Would you retype, exactly and without the pictures, the lines between the line holding "Output the web" and the line holding "const wallDepthY = 71;", inclusive, and nothing else?

#####

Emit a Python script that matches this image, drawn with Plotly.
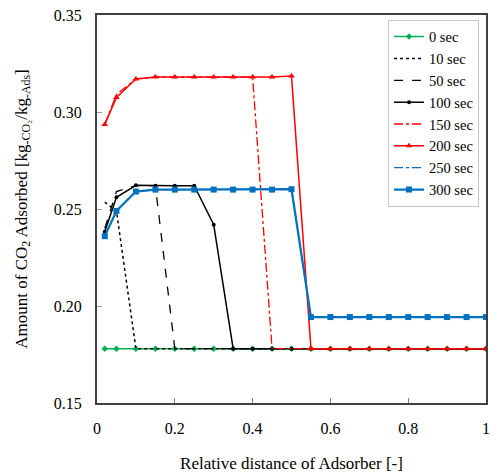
import plotly.graph_objects as go

x = [0.02, 0.05, 0.1, 0.15, 0.2, 0.25, 0.3, 0.35, 0.4, 0.45, 0.5,
     0.55, 0.6, 0.65, 0.7, 0.75, 0.8, 0.85, 0.9, 0.95, 1.0]

s0 = [0.178] * 21
s10 = [0.2535, 0.249] + [0.178] * 19
s50 = [0.240, 0.259, 0.262, 0.262] + [0.178] * 17
s100 = [0.2383, 0.256, 0.2622, 0.262, 0.262, 0.262, 0.2419] + [0.178] * 14
s150 = [0.2936, 0.309, 0.317, 0.318, 0.318, 0.318, 0.318, 0.318, 0.318] + [0.178] * 12
s200 = [0.2936, 0.3075, 0.317, 0.318, 0.318, 0.318, 0.318, 0.318, 0.318, 0.318, 0.3185] + [0.178] * 10
s250 = [0.236, 0.249, 0.259, 0.260, 0.260, 0.260, 0.260, 0.260, 0.260, 0.260, 0.2602] + [0.1943] * 10
s300 = [0.236, 0.249, 0.259, 0.260, 0.260, 0.260, 0.260, 0.260, 0.260, 0.260, 0.2602] + [0.1943] * 10

x_ticks = [0, 0.2, 0.4, 0.6, 0.8, 1]
x_tick_labels = ["0", "0.2", "0.4", "0.6", "0.8", "1"]
y_ticks = [0.15, 0.20, 0.25, 0.30, 0.35]
y_tick_labels = ["0.15", "0.20", "0.25", "0.30", "0.35"]

series = [
    ("0 sec", s0, dict(color="#00b050", width=1.5, dash="solid"), dict(symbol="diamond", size=5)),
    ("10 sec", s10, dict(color="black", width=1.5, dash="dot"), None),
    ("50 sec", s50, dict(color="black", width=1.3, dash="dash"), None),
    ("100 sec", s100, dict(color="black", width=1.5, dash="solid"), dict(symbol="circle", size=4)),
    ("150 sec", s150, dict(color="red", width=1.3, dash="dashdot"), None),
    ("200 sec", s200, dict(color="red", width=1.5, dash="solid"), dict(symbol="triangle-up", size=6)),
    ("250 sec", s250, dict(color="#0070c0", width=1.3, dash="dashdot"), None),
    ("300 sec", s300, dict(color="#0070c0", width=2.2, dash="solid"), dict(symbol="square", size=6)),
]

fig = go.Figure()
for name, ys, line, marker in series:
    if marker is None:
        fig.add_trace(go.Scatter(x=x, y=ys, name=name, mode="lines", line=line))
    else:
        fig.add_trace(go.Scatter(x=x, y=ys, name=name, mode="lines+markers", line=line,
                                 marker=dict(color=line["color"], **marker)))

font = dict(family="Liberation Serif", color="black")

fig.update_layout(
    width=495, height=475,
    margin=dict(l=97, r=5, t=15, b=72),
    paper_bgcolor="white", plot_bgcolor="white",
    font=dict(size=16, **font),
    showlegend=True,
    legend=dict(x=0.982, y=0.988, xanchor="right", yanchor="top",
                bgcolor="white", bordercolor="#c8c8c8", borderwidth=1,
                font=dict(size=14.5, **font), tracegroupgap=0, itemwidth=30),
    xaxis=dict(range=[0, 1], tickvals=x_ticks, ticktext=x_tick_labels,
               showgrid=False, zeroline=False, showline=True, linecolor="#404040",
               linewidth=2, mirror=True, ticks="inside", ticklen=5, tickcolor="#808080",
               ticklabeloverflow="allow", ticklabelstandoff=10,
               title=dict(text="Relative distance of Adsorber [-]", font=dict(size=17, **font), standoff=21),
               tickfont=dict(size=16, **font)),
    yaxis=dict(range=[0.15, 0.35], tickvals=y_ticks, ticktext=y_tick_labels,
               showgrid=False, zeroline=False, showline=True, linecolor="#404040",
               linewidth=2, mirror=True, ticks="inside", ticklen=5, tickcolor="#a0a0a0",
               ticklabelstandoff=10,
               title=dict(text="Amount of CO<sub>2</sub> Adsorbed [kg<sub>-CO₂</sub>/kg<sub>-Ads</sub>]",
                          font=dict(size=17, **font), standoff=22),
               tickfont=dict(size=16, **font)),
)

fig.write_html("out.html", config={"displayModeBar": False},
               post_script="document.body.style.margin='0';document.body.style.overflow='hidden';")
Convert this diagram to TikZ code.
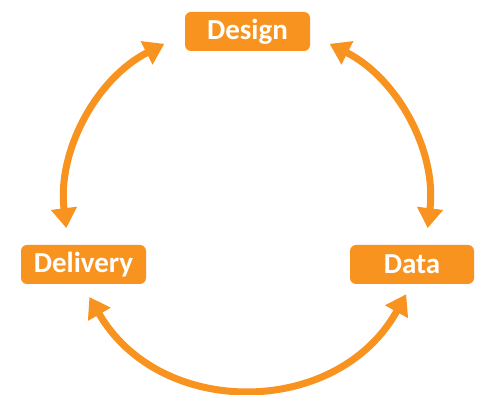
\documentclass[tikz,border=0pt]{standalone}
\usepackage{fontspec}
\setmainfont{Carlito}
\usetikzlibrary{arrows.meta}
\definecolor{cycorange}{HTML}{F7931E}
\begin{document}
\begin{tikzpicture}[
		x=1pt, y=1pt,
		base/.style={fill=cycorange, rounded corners=6pt, minimum width=125pt,
			minimum height=39pt, text=white, font=\fontsize{29}{32}\selectfont\bfseries},
		link/.style={{Triangle[length=20pt, width=25pt]}-{Triangle[length=20pt, width=25pt]},
			draw=cycorange, line width=7pt}
	]

	\useasboundingbox (0pt, 0pt) rectangle (477pt, 395pt);

	\node[base] at (247.5pt, 363.5pt) (design) {Design};
	\node[base] at (83.5pt, 130.5pt) (delivery) {Delivery};
	\node[base, minimum width=124pt] at (412pt, 130.5pt) (data) {Data};

	% ends of the arcs, on a circle round the middle
	\coordinate (middle) at (247pt, 189pt);
	\coordinate (designright) at ([shift={(63:182pt)}]middle);
	\coordinate (datatop) at ([shift={(-7:182pt)}]middle);
	\coordinate (designleft) at ([shift={(117:182pt)}]middle);
	\coordinate (deliverytop) at ([shift={(187:182pt)}]middle);
	\coordinate (deliverybottom) at ([shift={(210:182pt)}]middle);
	\coordinate (databottom) at ([shift={(331:182pt)}]middle);

	\draw[link] (designright) to[bend left=35, looseness=0.94] (datatop);
	\draw[link] (designleft) to[bend right=35, looseness=0.94] (deliverytop);
	\draw[link] (deliverybottom) to[bend right=60.5, looseness=1.14] (databottom);

\end{tikzpicture}
\end{document}
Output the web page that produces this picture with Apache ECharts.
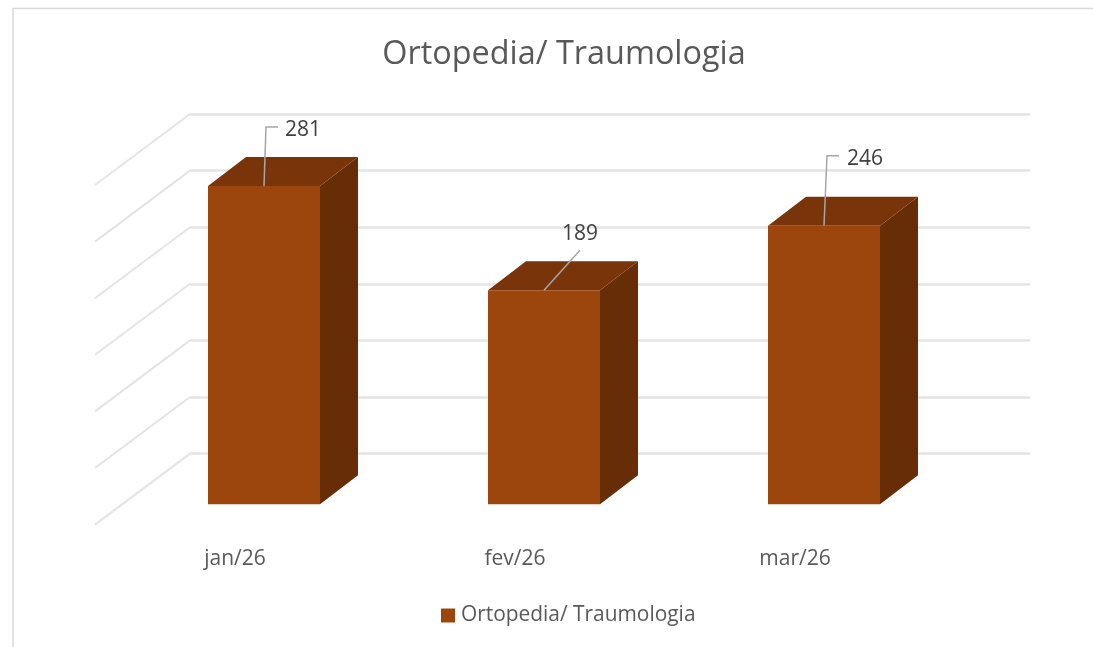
<!DOCTYPE html>
<html>
<head>
<meta charset="utf-8">
<style>
  html, body { margin: 0; padding: 0; background: #fff; }
  #chart { width: 1093px; height: 647px; }
</style>
<script src="https://cdn.jsdelivr.net/npm/echarts@6/dist/echarts.min.js"></script>
</head>
<body>
<div id="chart"></div>
<script>
const categories = ['jan/26', 'fev/26', 'mar/26'];
const seriesName = 'Ortopedia/ Traumologia';
const values = [281, 189, 246];
const gridTicks = [50, 100, 150, 200, 250, 300, 350];

// leader lines and label spots, relative to the middle of each bar's front top edge
const leaderOffsets = [
  [[2, -59], [14, -59]],
  [[36, -40]],
  [[3, -70], [15, -70]]
];
const labelOffsets = [[39, -56], [36, -56], [41, -67]];

const fontFamily = '"Open Sans", sans-serif';
const frontColor = '#9c460d';
const topColor = '#793409';
const sideColor = '#662d06';
const lineColor = '#e4e4e4';

// pseudo 3d: how far the bar sits in front of the back wall, and its own depth
const barWidth = 112;
const depthX = 38;
const depthY = 29;
const frontShiftX = -66;
const frontShiftY = -6;
const wallDepthX = 95;
const wallDepthY = 71;

const myChart = echarts.init(document.getElementById('chart'));

const renderBar = (params, api) => {
  const i = api.value(0);
  const val = api.value(1);
  const topPt = api.coord([i, val]);
  const basePt = api.coord([i, 0]);
  const cx = topPt[0] + frontShiftX;
  const x0 = cx - barWidth / 2;
  const x1 = cx + barWidth / 2;
  const yTop = topPt[1] + frontShiftY;
  const yBase = basePt[1] + frontShiftY;
  const leader = [[cx, yTop]].concat(leaderOffsets[i].map(p => [cx + p[0], yTop + p[1]]));
  const lab = labelOffsets[i];
  return {
    type: 'group',
    children: [
      {
        type: 'polygon',
        shape: { points: [[x1, yTop], [x1 + depthX, yTop - depthY], [x1 + depthX, yBase - depthY], [x1, yBase]] },
        style: { fill: sideColor }
      },
      {
        type: 'polygon',
        shape: { points: [[x0, yTop], [x0 + depthX, yTop - depthY], [x1 + depthX, yTop - depthY], [x1, yTop]] },
        style: { fill: topColor }
      },
      {
        type: 'rect',
        shape: { x: x0, y: yTop, width: barWidth, height: yBase - yTop },
        style: { fill: frontColor }
      },
      {
        type: 'polyline',
        shape: { points: leader },
        style: { fill: null, stroke: '#a6a6a6', lineWidth: 1.5 }
      },
      {
        type: 'text',
        x: cx + lab[0],
        y: yTop + lab[1],
        style: {
          text: String(val),
          fill: '#404040',
          font: '21px ' + fontFamily,
          align: 'center',
          verticalAlign: 'middle'
        }
      }
    ]
  };
};

// the slanted lines on the left wall, one per tick
const renderWallLine = (params, api) => {
  const p = api.coord([0, api.value(0)]);
  // the wall starts at the grid's left edge, not at the band centre
  const x = params.coordSys.x;
  return {
    type: 'line',
    shape: { x1: x, y1: p[1], x2: x - wallDepthX, y2: p[1] + wallDepthY },
    style: { stroke: lineColor, lineWidth: 2 }
  };
};

const options = {
  animation: false,
  backgroundColor: '#fff',
  title: {
    text: seriesName,
    left: 559,
    top: 34,
    textAlign: 'center',
    textStyle: { fontFamily: fontFamily, fontSize: 32.4, fontWeight: 'normal', color: '#595959' }
  },
  legend: {
    left: 436,
    top: 600,
    data: [seriesName],
    icon: 'rect',
    itemWidth: 14,
    itemHeight: 14,
    itemGap: 6,
    textStyle: { fontFamily: fontFamily, fontSize: 20.9, color: '#595959', padding: [0, 0, 0, 1] }
  },
  // grid 0 is the back wall, grid 1 only carries the month labels
  grid: [
    { left: 190, top: 114, width: 840, height: 396.2 },
    { left: 95, top: 114, width: 840, height: 396.2 }
  ],
  xAxis: [
    { type: 'category', gridIndex: 0, data: categories, show: false },
    {
      type: 'category',
      gridIndex: 1,
      data: categories,
      axisLine: { show: false },
      axisTick: { show: false },
      axisLabel: { margin: 38, fontFamily: fontFamily, fontSize: 21, color: '#595959' }
    }
  ],
  yAxis: [
    {
      type: 'value',
      gridIndex: 0,
      min: 0,
      max: 350,
      interval: 50,
      axisLine: { show: false },
      axisTick: { show: false },
      axisLabel: { show: false },
      splitLine: { show: true, showMinLine: false, lineStyle: { color: lineColor, width: 2.5 } }
    },
    {
      type: 'value',
      gridIndex: 1,
      min: 0,
      max: 350,
      interval: 50,
      show: false,
      splitLine: { show: false }
    }
  ],
  series: [
    {
      name: 'wall',
      type: 'custom',
      xAxisIndex: 0,
      yAxisIndex: 0,
      renderItem: renderWallLine,
      data: gridTicks.map(t => [t]),
      encode: { y: 0 },
      silent: true,
      z: 1
    },
    {
      name: seriesName,
      type: 'custom',
      xAxisIndex: 0,
      yAxisIndex: 0,
      renderItem: renderBar,
      itemStyle: { color: frontColor },
      data: values.map((v, i) => [i, v]),
      encode: { x: 0, y: 1 },
      z: 3
    }
  ],
  graphic: [
    {
      type: 'polyline',
      shape: { points: [[13, 647], [13, 8.5], [1093, 8.5]] },
      style: { fill: null, stroke: '#d9d9d9', lineWidth: 1.5 },
      silent: true
    }
  ]
};

myChart.setOption(options);
</script>
</body>
</html>
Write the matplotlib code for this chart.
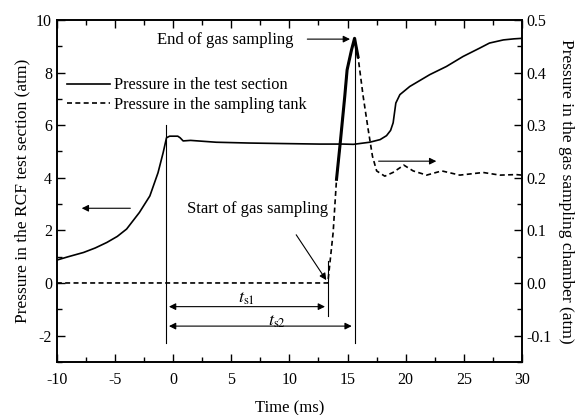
import matplotlib
matplotlib.use("Agg")
import matplotlib.pyplot as plt
from matplotlib.ticker import MultipleLocator, FormatStrFormatter

plt.rcParams['font.family'] = ['Liberation Serif', 'DejaVu Serif']
plt.rcParams['mathtext.fontset'] = 'stix'
plt.rcParams['axes.unicode_minus'] = False
plt.rcParams['font.size'] = 12

# Pressure in the test section (left axis, atm)
t_test = [-10, -9, -7.7, -6.7, -5.7, -4.8, -4.0, -2.9, -2.0, -1.3, -0.86, -0.57, -0.3, 0.4, 0.6, 0.86,
          1.5, 3.7, 6.5, 9.4, 12.6, 14.6, 15.5, 16.9, 17.8, 18.35, 18.7, 18.92, 19.15,
          19.5, 20.35, 22.07, 23.5, 24.93, 26.37, 27.2, 28.4, 29.3, 30]
p_test = [0.87, 1.0, 1.16, 1.33, 1.54, 1.77, 2.05, 2.68, 3.31, 4.19, 4.95, 5.52, 5.58, 5.58, 5.52, 5.4,
          5.42, 5.35, 5.32, 5.3, 5.28, 5.28, 5.27, 5.35, 5.45, 5.6, 5.8, 6.09, 6.84,
          7.16, 7.47, 7.92, 8.23, 8.61, 8.93, 9.12, 9.24, 9.28, 9.3]

# Pressure in the sampling tank (right axis, atm)
t_tank = [-10, 13.3, 13.76, 14.05, 14.4, 14.76, 14.96, 15.34, 15.6, 15.9, 16.34, 16.77,
          17.14, 17.5, 18.2, 18.9, 19.84, 20.64, 21.8, 23.1, 24.65, 26.66, 28.1, 29.5, 30]
p_tank = [0.0, 0.0, 0.096, 0.197, 0.273, 0.355, 0.405, 0.443, 0.465, 0.43, 0.355, 0.292,
          0.241, 0.213, 0.203, 0.21, 0.224, 0.213, 0.205, 0.213, 0.205, 0.21, 0.205, 0.206, 0.205]

t_start = 13.3
t_end = 15.6
t_comp = -0.6

fig, ax = plt.subplots(figsize=(5.8, 4.15), dpi=100)
fig.subplots_adjust(left=0.098, right=0.9, top=0.952, bottom=0.128)
ax2 = ax.twinx()

l1, = ax.plot(t_test, p_test, 'k-', lw=1.2, label='Pressure in the test section')
l2, = ax2.plot(t_tank, p_tank, 'k--', lw=1.2, dashes=(3, 2), label='Pressure in the sampling tank')
# dense data makes the rising part look thick
ax2.plot(t_tank[3:10], p_tank[3:10], 'k-', lw=2.2)

ax.set_xlim(-10, 30)
ax.set_ylim(-3, 10)
ax2.set_ylim(-0.15, 0.5)

ax.xaxis.set_major_locator(MultipleLocator(5))
ax.xaxis.set_minor_locator(MultipleLocator(2.5))
ax.yaxis.set_major_locator(MultipleLocator(2))
ax.yaxis.set_minor_locator(MultipleLocator(1))
ax2.yaxis.set_major_locator(MultipleLocator(0.1))
ax2.yaxis.set_minor_locator(MultipleLocator(0.05))
ax2.yaxis.set_major_formatter(FormatStrFormatter('%.1f'))

ax.tick_params(which='both', direction='in', top=True, right=False, width=1, labelsize=11.5)
ax.tick_params(which='major', length=6)
ax.tick_params(which='minor', length=3.5)
ax.tick_params(axis='x', pad=7)
ax2.tick_params(which='both', direction='in', width=1, labelsize=11.5)
ax2.tick_params(which='major', length=6)
ax2.tick_params(which='minor', length=3.5)
for a in (ax, ax2):
    for s in a.spines.values():
        s.set_linewidth(1.2)

ax.set_xlabel('Time (ms)', fontsize=12, labelpad=9)
ax.set_ylabel('Pressure in the RCF test section (atm)', fontsize=12.5)
ax2.set_ylabel('Pressure in the gas sampling chamber (atm)', rotation=270, va='bottom', fontsize=12.5)

# vertical markers
ax.plot([t_comp, t_comp], [6.0, -2.3], 'k-', lw=0.8)
ax.plot([t_end, t_end], [9.3, -2.3], 'k-', lw=0.8)
ax.plot([t_start, t_start], [0.85, -1.25], 'k-', lw=0.8)

arr = dict(arrowstyle='-|>', color='k', lw=0.8, mutation_scale=10)
darr = dict(arrowstyle='<|-|>', color='k', lw=0.8, mutation_scale=10)
ax.annotate('', xy=(t_comp, -0.9), xytext=(t_start, -0.9), arrowprops=darr)
ax.annotate('', xy=(t_comp, -1.64), xytext=(t_end, -1.64), arrowprops=darr)
ax.text(6.3, -0.6, r'$t_{\rm s1}$', ha='center', va='center', fontsize=13)
ax.text(8.9, -1.45, r'$t_{\rm s2}$', ha='center', va='center', fontsize=13)

ax.annotate('', xy=(-8.1, 2.84), xytext=(-3.44, 2.84), arrowprops=arr)
ax.annotate('', xy=(22.87, 4.63), xytext=(17.43, 4.63), arrowprops=arr)

ax.text(7.3, 2.8, 'Start of gas sampling', ha='center', va='center')
ax.annotate('', xy=(t_start, 0.02), xytext=(10.45, 1.92), arrowprops=arr)
ax.text(4.5, 9.24, 'End of gas sampling', ha='center', va='center')
ax.annotate('', xy=(15.45, 9.27), xytext=(11.3, 9.27), arrowprops=arr)

ax.legend(handles=[l1, l2], loc='upper left', bbox_to_anchor=(-0.01, 0.875), frameon=False,
          handlelength=2.6, handletextpad=0.3, labelspacing=0.2, borderaxespad=0.5,
          fontsize=11.8)

fig.savefig('out.png', dpi=100)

#####

**Finished answer**
Output the web page that produces this picture with Apache ECharts.
<!DOCTYPE html>
<html>
<head>
<meta charset="utf-8">
<style>
  html, body { margin: 0; padding: 0; background: #fff; }
  #chart { width: 1093px; height: 647px; }
</style>
<script src="https://cdn.jsdelivr.net/npm/echarts@6/dist/echarts.min.js"></script>
</head>
<body>
<div id="chart"></div>
<script>
const categories = ['jan/26', 'fev/26', 'mar/26'];
const seriesName = 'Ortopedia/ Traumologia';
const values = [281, 189, 246];
const gridTicks = [50, 100, 150, 200, 250, 300, 350];

// leader lines and label spots, relative to the middle of each bar's front top edge
const leaderOffsets = [
  [[2, -59], [14, -59]],
  [[36, -40]],
  [[3, -70], [15, -70]]
];
const labelOffsets = [[39, -56], [36, -56], [41, -67]];

const fontFamily = '"Open Sans", sans-serif';
const frontColor = '#9c460d';
const topColor = '#793409';
const sideColor = '#662d06';
const lineColor = '#e4e4e4';

// pseudo 3d: how far the bar sits in front of the back wall, and its own depth
const barWidth = 112;
const depthX = 38;
const depthY = 29;
const frontShiftX = -66;
const frontShiftY = -6;
const wallDepthX = 95;
const wallDepthY = 71;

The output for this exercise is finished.